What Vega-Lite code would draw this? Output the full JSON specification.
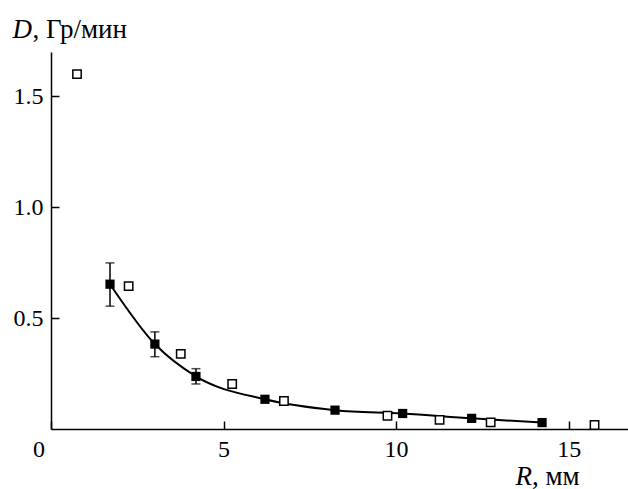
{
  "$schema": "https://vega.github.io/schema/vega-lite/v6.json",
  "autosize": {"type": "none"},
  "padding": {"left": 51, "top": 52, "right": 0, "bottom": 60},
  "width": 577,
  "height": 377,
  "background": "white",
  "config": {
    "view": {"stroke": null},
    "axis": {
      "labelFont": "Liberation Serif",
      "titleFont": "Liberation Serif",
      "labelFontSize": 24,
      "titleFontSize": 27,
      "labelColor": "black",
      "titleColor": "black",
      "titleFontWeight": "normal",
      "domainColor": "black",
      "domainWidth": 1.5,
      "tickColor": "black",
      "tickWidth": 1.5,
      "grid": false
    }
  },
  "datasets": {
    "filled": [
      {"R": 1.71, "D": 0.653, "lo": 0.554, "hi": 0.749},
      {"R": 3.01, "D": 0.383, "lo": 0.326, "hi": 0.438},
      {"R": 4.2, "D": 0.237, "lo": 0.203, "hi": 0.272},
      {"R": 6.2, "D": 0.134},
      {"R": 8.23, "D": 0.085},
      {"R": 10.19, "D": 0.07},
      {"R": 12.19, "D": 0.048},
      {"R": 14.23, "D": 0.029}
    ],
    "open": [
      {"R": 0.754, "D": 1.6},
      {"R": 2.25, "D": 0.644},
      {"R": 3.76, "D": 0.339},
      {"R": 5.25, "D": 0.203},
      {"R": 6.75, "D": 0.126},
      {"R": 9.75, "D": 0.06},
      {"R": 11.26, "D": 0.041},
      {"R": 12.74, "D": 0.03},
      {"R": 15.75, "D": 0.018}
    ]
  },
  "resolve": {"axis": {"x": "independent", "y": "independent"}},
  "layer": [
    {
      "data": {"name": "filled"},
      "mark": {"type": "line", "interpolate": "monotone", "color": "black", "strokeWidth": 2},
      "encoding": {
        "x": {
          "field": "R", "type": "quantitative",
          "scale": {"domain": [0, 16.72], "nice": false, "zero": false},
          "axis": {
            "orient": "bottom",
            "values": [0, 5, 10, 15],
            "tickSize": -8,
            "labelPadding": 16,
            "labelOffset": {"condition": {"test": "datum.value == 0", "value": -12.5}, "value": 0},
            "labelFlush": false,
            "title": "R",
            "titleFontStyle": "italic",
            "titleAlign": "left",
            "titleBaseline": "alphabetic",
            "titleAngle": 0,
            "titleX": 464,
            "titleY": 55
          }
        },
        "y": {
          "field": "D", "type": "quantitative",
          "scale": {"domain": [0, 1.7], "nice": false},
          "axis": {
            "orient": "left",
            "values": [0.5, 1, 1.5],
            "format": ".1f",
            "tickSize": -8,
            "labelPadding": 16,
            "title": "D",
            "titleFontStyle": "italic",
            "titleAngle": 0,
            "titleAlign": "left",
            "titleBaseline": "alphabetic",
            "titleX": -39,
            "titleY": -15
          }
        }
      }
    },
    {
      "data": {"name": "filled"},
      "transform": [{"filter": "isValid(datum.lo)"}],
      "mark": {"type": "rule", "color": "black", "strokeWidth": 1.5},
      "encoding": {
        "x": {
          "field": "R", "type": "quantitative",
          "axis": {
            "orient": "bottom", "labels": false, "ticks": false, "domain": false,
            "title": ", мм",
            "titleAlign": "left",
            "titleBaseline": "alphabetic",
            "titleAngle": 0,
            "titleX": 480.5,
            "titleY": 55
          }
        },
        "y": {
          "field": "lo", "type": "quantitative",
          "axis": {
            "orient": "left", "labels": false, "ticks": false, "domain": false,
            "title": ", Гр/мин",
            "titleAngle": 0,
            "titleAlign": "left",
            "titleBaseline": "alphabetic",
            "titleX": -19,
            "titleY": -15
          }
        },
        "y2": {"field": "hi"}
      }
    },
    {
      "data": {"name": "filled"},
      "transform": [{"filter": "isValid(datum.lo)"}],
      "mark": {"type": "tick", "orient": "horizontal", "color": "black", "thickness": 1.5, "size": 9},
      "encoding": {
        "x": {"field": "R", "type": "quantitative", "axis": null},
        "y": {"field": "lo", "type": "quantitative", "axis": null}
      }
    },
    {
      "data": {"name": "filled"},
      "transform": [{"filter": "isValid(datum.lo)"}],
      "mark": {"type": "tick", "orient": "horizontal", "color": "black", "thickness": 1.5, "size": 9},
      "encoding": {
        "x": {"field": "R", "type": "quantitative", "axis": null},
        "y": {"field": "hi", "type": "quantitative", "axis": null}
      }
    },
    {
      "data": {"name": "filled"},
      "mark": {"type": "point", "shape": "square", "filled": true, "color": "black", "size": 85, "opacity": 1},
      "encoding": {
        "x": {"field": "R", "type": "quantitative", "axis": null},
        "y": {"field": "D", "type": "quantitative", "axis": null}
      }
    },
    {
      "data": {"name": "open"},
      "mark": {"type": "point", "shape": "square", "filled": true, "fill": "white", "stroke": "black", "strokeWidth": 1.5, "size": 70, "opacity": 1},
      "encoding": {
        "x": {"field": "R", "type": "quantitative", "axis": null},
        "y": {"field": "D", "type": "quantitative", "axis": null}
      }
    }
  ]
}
---*---
▶ _DIRECTIONS FOR THIS TASK_: Write the listing out a second time exactly, dropping all images.

▶ _SOLUTION BELOW_:
What Vega-Lite code would draw this? Output the full JSON specification.
{
  "$schema": "https://vega.github.io/schema/vega-lite/v6.json",
  "autosize": {"type": "none"},
  "padding": {"left": 51, "top": 52, "right": 0, "bottom": 60},
  "width": 577,
  "height": 377,
  "background": "white",
  "config": {
    "view": {"stroke": null},
    "axis": {
      "labelFont": "Liberation Serif",
      "titleFont": "Liberation Serif",
      "labelFontSize": 24,
      "titleFontSize": 27,
      "labelColor": "black",
      "titleColor": "black",
      "titleFontWeight": "normal",
      "domainColor": "black",
      "domainWidth": 1.5,
      "tickColor": "black",
      "tickWidth": 1.5,
      "grid": false
    }
  },
  "datasets": {
    "filled": [
      {"R": 1.71, "D": 0.653, "lo": 0.554, "hi": 0.749},
      {"R": 3.01, "D": 0.383, "lo": 0.326, "hi": 0.438},
      {"R": 4.2, "D": 0.237, "lo": 0.203, "hi": 0.272},
      {"R": 6.2, "D": 0.134},
      {"R": 8.23, "D": 0.085},
      {"R": 10.19, "D": 0.07},
      {"R": 12.19, "D": 0.048},
      {"R": 14.23, "D": 0.029}
    ],
    "open": [
      {"R": 0.754, "D": 1.6},
      {"R": 2.25, "D": 0.644},
      {"R": 3.76, "D": 0.339},
      {"R": 5.25, "D": 0.203},
      {"R": 6.75, "D": 0.126},
      {"R": 9.75, "D": 0.06},
      {"R": 11.26, "D": 0.041},
      {"R": 12.74, "D": 0.03},
      {"R": 15.75, "D": 0.018}
    ]
  },
  "resolve": {"axis": {"x": "independent", "y": "independent"}},
  "layer": [
    {
      "data": {"name": "filled"},
      "mark": {"type": "line", "interpolate": "monotone", "color": "black", "strokeWidth": 2},
      "encoding": {
        "x": {
          "field": "R", "type": "quantitative",
          "scale": {"domain": [0, 16.72], "nice": false, "zero": false},
          "axis": {
            "orient": "bottom",
            "values": [0, 5, 10, 15],
            "tickSize": -8,
            "labelPadding": 16,
            "labelOffset": {"condition": {"test": "datum.value == 0", "value": -12.5}, "value": 0},
            "labelFlush": false,
            "title": "R",
            "titleFontStyle": "italic",
            "titleAlign": "left",
            "titleBaseline": "alphabetic",
            "titleAngle": 0,
            "titleX": 464,
            "titleY": 55
          }
        },
        "y": {
          "field": "D", "type": "quantitative",
          "scale": {"domain": [0, 1.7], "nice": false},
          "axis": {
            "orient": "left",
            "values": [0.5, 1, 1.5],
            "format": ".1f",
            "tickSize": -8,
            "labelPadding": 16,
            "title": "D",
            "titleFontStyle": "italic",
            "titleAngle": 0,
            "titleAlign": "left",
            "titleBaseline": "alphabetic",
            "titleX": -39,
            "titleY": -15
          }
        }
      }
    },
    {
      "data": {"name": "filled"},
      "transform": [{"filter": "isValid(datum.lo)"}],
      "mark": {"type": "rule", "color": "black", "strokeWidth": 1.5},
      "encoding": {
        "x": {
          "field": "R", "type": "quantitative",
          "axis": {
            "orient": "bottom", "labels": false, "ticks": false, "domain": false,
            "title": ", мм",
            "titleAlign": "left",
            "titleBaseline": "alphabetic",
            "titleAngle": 0,
            "titleX": 480.5,
            "titleY": 55
          }
        },
        "y": {
          "field": "lo", "type": "quantitative",
          "axis": {
            "orient": "left", "labels": false, "ticks": false, "domain": false,
            "title": ", Гр/мин",
            "titleAngle": 0,
            "titleAlign": "left",
            "titleBaseline": "alphabetic",
            "titleX": -19,
            "titleY": -15
          }
        },
        "y2": {"field": "hi"}
      }
    },
    {
      "data": {"name": "filled"},
      "transform": [{"filter": "isValid(datum.lo)"}],
      "mark": {"type": "tick", "orient": "horizontal", "color": "black", "thickness": 1.5, "size": 9},
      "encoding": {
        "x": {"field": "R", "type": "quantitative", "axis": null},
        "y": {"field": "lo", "type": "quantitative", "axis": null}
      }
    },
    {
      "data": {"name": "filled"},
      "transform": [{"filter": "isValid(datum.lo)"}],
      "mark": {"type": "tick", "orient": "horizontal", "color": "black", "thickness": 1.5, "size": 9},
      "encoding": {
        "x": {"field": "R", "type": "quantitative", "axis": null},
        "y": {"field": "hi", "type": "quantitative", "axis": null}
      }
    },
    {
      "data": {"name": "filled"},
      "mark": {"type": "point", "shape": "square", "filled": true, "color": "black", "size": 85, "opacity": 1},
      "encoding": {
        "x": {"field": "R", "type": "quantitative", "axis": null},
        "y": {"field": "D", "type": "quantitative", "axis": null}
      }
    },
    {
      "data": {"name": "open"},
      "mark": {"type": "point", "shape": "square", "filled": true, "fill": "white", "stroke": "black", "strokeWidth": 1.5, "size": 70, "opacity": 1},
      "encoding": {
        "x": {"field": "R", "type": "quantitative", "axis": null},
        "y": {"field": "D", "type": "quantitative", "axis": null}
      }
    }
  ]
}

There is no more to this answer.